Intellectually "as many sided as music itself," Pierre Monteux successfully fulfilled the gigantic task of giving all that is, has been and will be classic in music, in this generation. He dug up masterpieces, long neglected; he discovered, for his audiences, the best of the new; he was headlined in Boston as "the restorer, the sustainer, the broadener."

In Philadelphia

Technically, the Philadelphia Orchestra has passed out of existence with the completion of its final pair of concerts of the season. "I want to say good-bye," said Conductor Leopold Stokowski, at the last appearance--perhaps for good-- of his band.
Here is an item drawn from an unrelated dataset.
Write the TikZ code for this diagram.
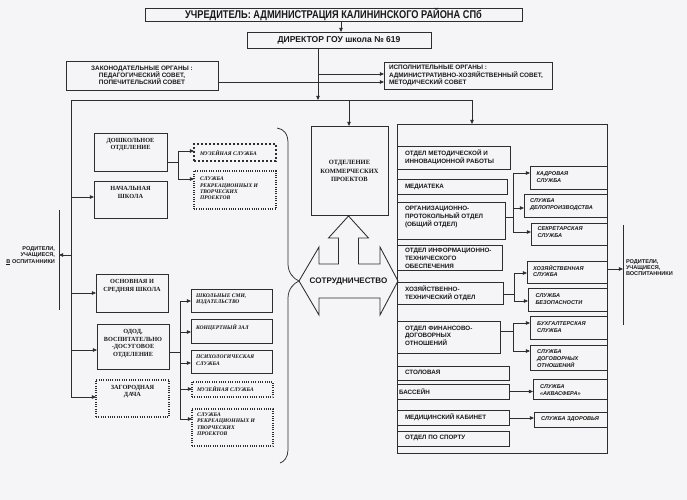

He went on to compliment his audience on its improved manners. " Lately no one has been late," he remarked, " nobody has coughed or sneezed or made any of those indescribable noises you used to be so unique in making . . ." Hereupon a cello string snapped with an indescribably violent report on the stage, and Leopold looked sadly at his rebellious, vanishing troupe.

In Cleveland

There never was such a prodigious Mephisto as Chaliapin in Faust; and there never was such a prodigious indoor-opera audience as the one which heard the great Russian in Cleveland.

The receipts were $23,879. The number of persons in the world-record-breaking indoor audience was 8,300.

And yet, Mephisto is not Feodor Chaliapin's favorite role. Boris Goudonov has that honor.

Said Patron Otto H. Kahn, apropos of Cleveland's record-breaking crowd:

"It is my hope that we shall see a number of operatic circuits established in this country, each of them embracing four, five or six cities within a radius of a few hundred miles, each of such cities to have a regular opera season of its own for the duration of three or four weeks annually. A plentiful supply of talent will be found available upon which to draw. No greater and more promising service could be rendered to American singers and composers. A stimulating rivalry would develop between the several 'circuits' and I feel sure that no city which has once joined the list of operatic centres and experienced the resulting benefits, materially, socially and spiritually, will relinquish its operatic season thereafter."

*Financial troubles continued among the harmony-dispensers of the brotherly city. The union musicians and the management were still at loggerheads. One day Thomas Rivel, president of the union, announced that a settlement had been reached, only to counter the following day with a statement that the Warring forces were just as far from peace as they were when the trouble began (TIME, April 21).